93 O objectivo fundamental, que a teologia persegue, é apresentar a compreensão da Revelação e o conteúdo da fé. Assim, o verdadeiro centro da sua reflexão há-de ser a contemplação do próprio mistério de Deus Uno e Trino. E a este chega-se reflectindo sobre o mistério da encarnação do Filho de Deus: sobre o facto de Ele Se fazer homem e, depois, caminhar até à paixão e à morte, mistério este que desembocará na sua gloriosa ressurreição e ascensão à direita do Pai, donde enviará o Espírito de verdade para constituir e animar a sua Igreja. Neste horizonte, a obrigação primeira da teologia é a compreensão da kenosi de Deus, mistério verdadeiramente grande para a mente humana, porque lhe parece insustentável que o sofrimento e a morte possam exprimir o amor que se dá sem pedir nada em troca. Nesta perspectiva, impõe-se como exigência fundamental e urgente uma análise atenta dos textos: os textos bíblicos primeiro, e depois os que exprimem a Tradição viva da Igreja. A este respeito, surgem hoje alguns problemas, novos só em parte, cuja solução coerente não poderá ser encontrada sem o contributo da filosofia.
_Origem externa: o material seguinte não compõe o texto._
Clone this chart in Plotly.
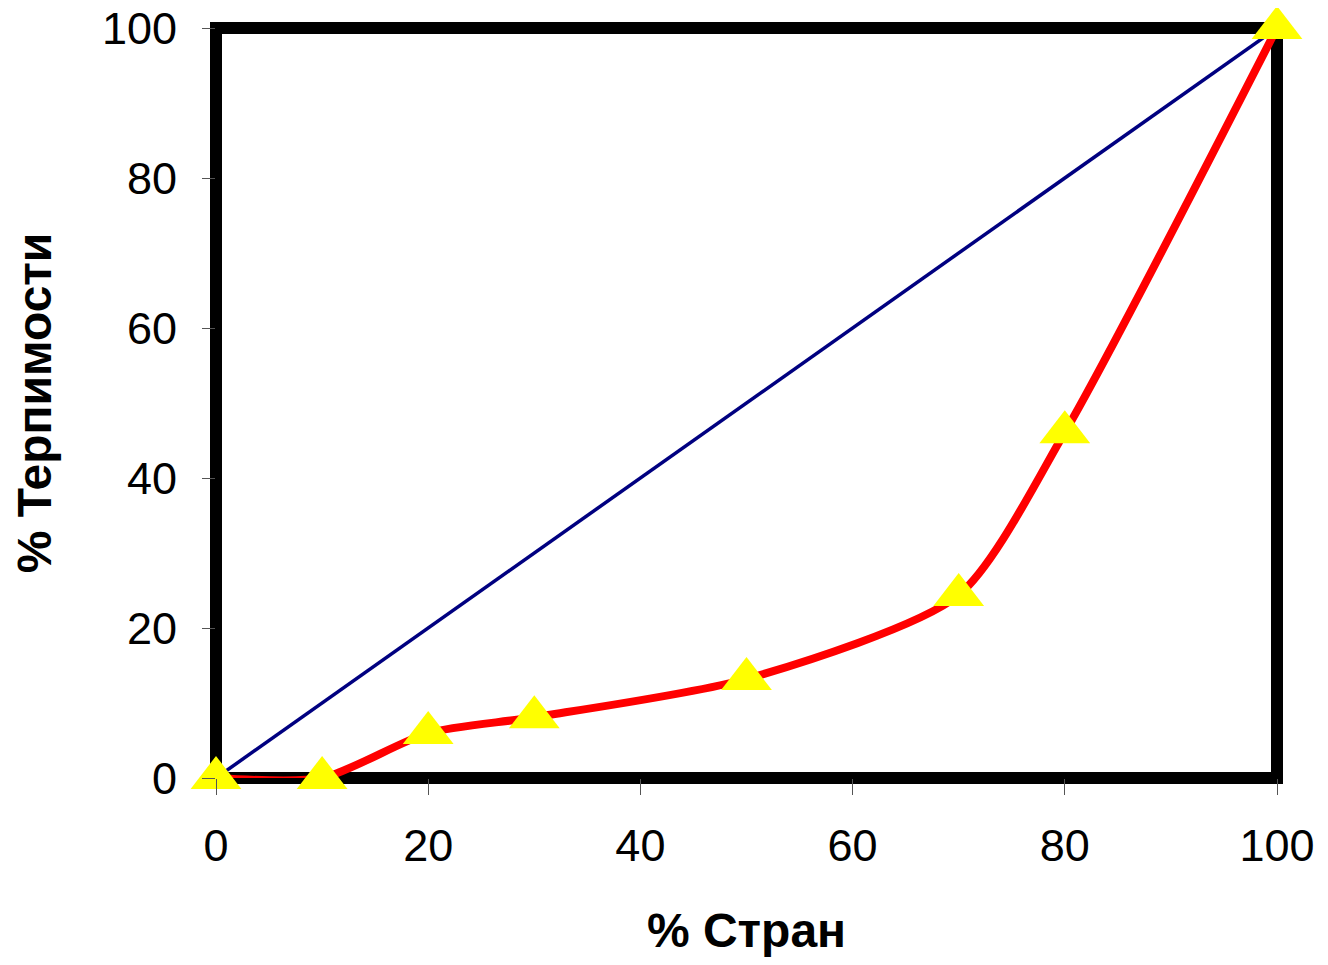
import plotly.graph_objects as go

# Data
countries_pct = [0, 10, 20, 30, 50, 70, 80, 100]
tolerance_pct = [0, 0, 6.0, 8.1, 13.2, 24.4, 46.1, 100]
equality_x = [0, 10, 20, 30, 40, 50, 60, 70, 80, 90, 100]
equality_y = [0, 10, 20, 30, 40, 50, 60, 70, 80, 90, 100]
tick_vals = [0, 20, 40, 60, 80, 100]
tick_text = ["0", "20", "40", "60", "80", "100"]
x_title = "% Стран"
y_title = "% Терпимости"

fig = go.Figure()
fig.add_trace(go.Scatter(
    x=equality_x, y=equality_y, mode="lines",
    line=dict(color="#000080", width=3.5),
    cliponaxis=False, showlegend=False, hoverinfo="skip"))
fig.add_trace(go.Scatter(
    x=countries_pct, y=tolerance_pct, mode="lines",
    line=dict(color="#ff0000", width=8, shape="spline", smoothing=0.7),
    cliponaxis=False, showlegend=False))
fig.add_trace(go.Scatter(
    x=countries_pct, y=tolerance_pct, mode="markers",
    marker=dict(symbol="triangle-up", size=44, color="#ffff00",
                line=dict(width=0)),
    cliponaxis=False, showlegend=False))

fig.add_shape(type="rect", xref="paper", yref="paper", x0=0, x1=1, y0=0, y1=1,
              line=dict(color="black", width=12), layer="below")

font_reg = dict(family="Liberation Sans, Arial, sans-serif", size=45, color="black")
font_bold = dict(family="Liberation Sans, Arial, sans-serif", size=48, color="black", weight="bold")

fig.update_layout(
    width=1320, height=949,
    margin=dict(l=208, r=51, t=20, b=179),
    paper_bgcolor="white", plot_bgcolor="white",
    xaxis=dict(range=[0, 100], tickvals=tick_vals, ticktext=tick_text,
               showgrid=False, zeroline=False, showline=False, automargin=False,
               ticks="outside", ticklen=16, tickwidth=1, tickcolor="#555555",
               tickfont=font_reg, ticklabelstandoff=12, ticklabeloverflow="allow",
               title=dict(text=x_title, font=font_bold, standoff=50)),
    yaxis=dict(range=[0, 100], tickvals=tick_vals, ticktext=tick_text,
               showgrid=False, zeroline=False, showline=False, automargin=False,
               ticks="outside", ticklen=13, tickwidth=1, tickcolor="#555555",
               tickfont=font_reg, ticklabelstandoff=16, ticklabeloverflow="allow",
               title=dict(text=y_title, font=font_bold, standoff=40)),
)

fig.write_html("out.html")
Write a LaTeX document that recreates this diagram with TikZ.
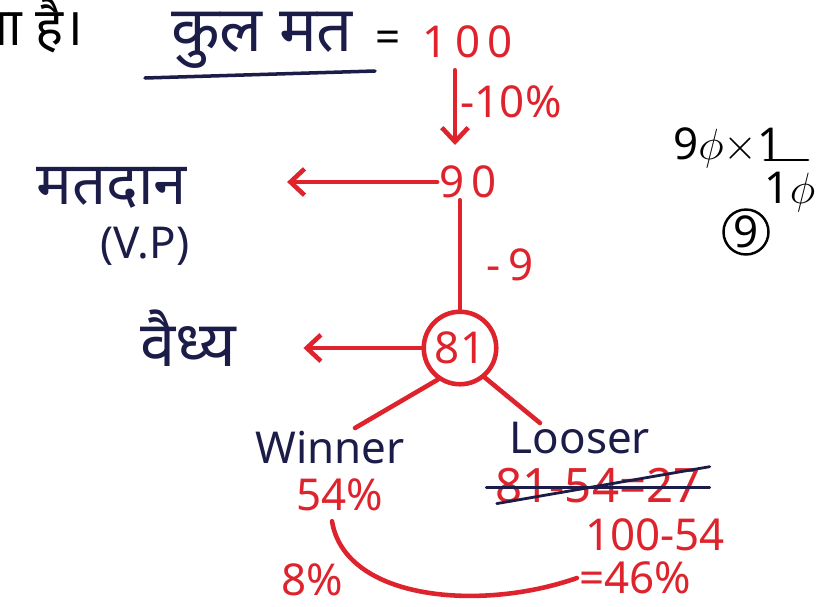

94 Um primeiro aspecto problemático refere-se à relação entre o significado e a verdade. Como qualquer outro texto, também as fontes que o teólogo interpreta transmitem, antes de mais, um significado, que tem de ser individuado e exposto. Ora, este significado apresenta-se como a verdade acerca de Deus, que é comunicada pelo próprio Deus por meio do texto sagrado. Assim, a linguagem de Deus toma corpo na linguagem humana, comunicando a verdade sobre Ele mesmo com aquela « condescendência » admirável que reflecte a lógica da Encarnação. 110 Por isso, ao interpretar as fontes da Revelação, é necessário que o teólogo se interrogue sobre qual seja a verdade profunda e genuína que os textos querem comunicar, embora dentro dos limites da linguagem.

Quanto aos textos bíblicos, e em particular os Evangelhos, a sua verdade não se reduz seguramente à narração de simples acontecimentos históricos ou à revelação de factos neutros, como pretendia o positivismo historicista. 111 Pelo contrário, esses textos expõem acontecimentos, cuja verdade está para além da mera ocorrência histórica: está no seu significado para e dentro da história da salvação. Esta verdade adquire a sua plena explicitação na leitura perene que a Igreja faz dos referidos textos ao longo dos séculos, mantendo inalterado o seu significado originário. Portanto, é urgente que se interroguem, filosoficamente também, sobre a relação que há entre o facto e o seu significado; relação essa que constitui o sentido específico da história.

110 Cf. Conc. Ecum. Vat. II, Const. dogm. sobre a revelação divina Dei Verbum,
DV 13.
111 Cf. Pontifícia Comissão Bíblica, Instr. sobre a verdade histórica dos Evangelhos (21 de Abril de 1964): AAS 56 (1964), 713.